ESR really is a microcosm of the world. It is not a place to escape from the world. One of the most positive aspects of this microcosm is the support and caring available. I have a give-away-my-feelings face. Generally, my smile is welcoming. When it’s not, you know it! At those difficult times for me there was always a receptive student, calming co-worker, supportive faculty member to help get through a rough time. Well, not all the time. One time a nasty rash had appeared on my face and I was not able to be at the desk. Needing to stop by the office, I encountered someone and asked if he would like to lay hands on my face and cure me. He raised his hands in horror and uttered, “Oooo-eeee-yuck” and backed away. So much for caring!

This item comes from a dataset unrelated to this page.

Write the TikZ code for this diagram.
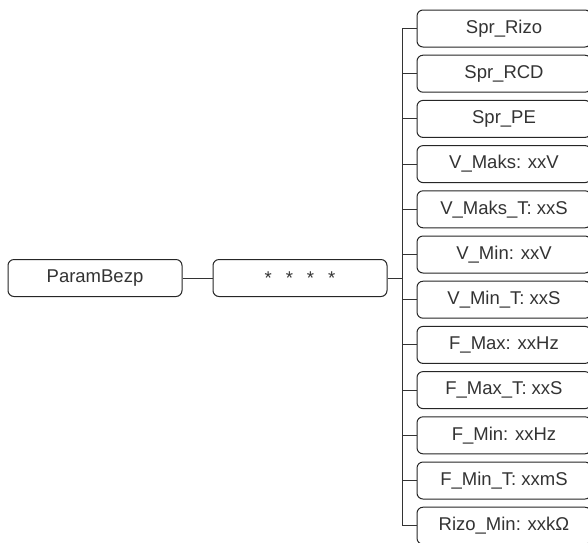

Name dropping: Madeleine L’Engle, Elton Trueblood, Wil and Emily Cooper, John Punshon, Phil Gulley, Douglas and Dorothy Steere, Noel Paul Stookey, Tom Mullen. Can you imagine the gems I picked up from these strong folk?
When told I would be Tom Mullen’s secretary, his then secretary, Sue Kern, told me his correspondence was as delightful as he was! I eagerly received my first assignment, which was to a contributor to ESR. The letter read, “Thank you. Thank you, thank you. Thank you, thank you, thank you.”
I’ve always been grateful to Stephanie Crumley-Effinger for her being unable to attend a small (eight people) dinner for Madeleine L’Engle when she was on campus. I was asked to be a last-minute substitute for Stephanie and what a treat. Madeleine was as thoughtful as her writings.
John Punshon gave the best long-lasting advice I ever received: “Those who try to help, seldom do!”
One of those terrific students with whom I take great pleasure in having a continuing friendship, took me into a cornfield one night to bay as a wolf at a full moon to help open up my spirit and senses. I don’t recall opening up as much as laughing my head off. But, I don’t think it hurt me any either!
Another advantage for me at the reception’s desk was that my husband, David, and daughter, Linda, were both students at ESR–another way for me to be even more involved with the ESR community. When David was a student in 1968-1972, those first years of being introduced to ESR were filled with challenging ways of looking at life. Living in “Brick City” there were delightful new folk to meet and who, over thirty years later, are steadfast friends. Classes were open to spouses and many of us were able to take advantage of those resources. I remember sitting in on a class on psychology taught by Bill Rogers. When asked why I chose to be there, I replied, “I feel like a sponge, just soaking up everything.” When returning to ESR in 1985 as a secretary/receptionist, I was still a sponge but got paid for sitting in the best seat in the house while sponging! Thank you ESR for gracing my life. Please continue for 150 years more! Phyllis Wetherell lives with family in Maine.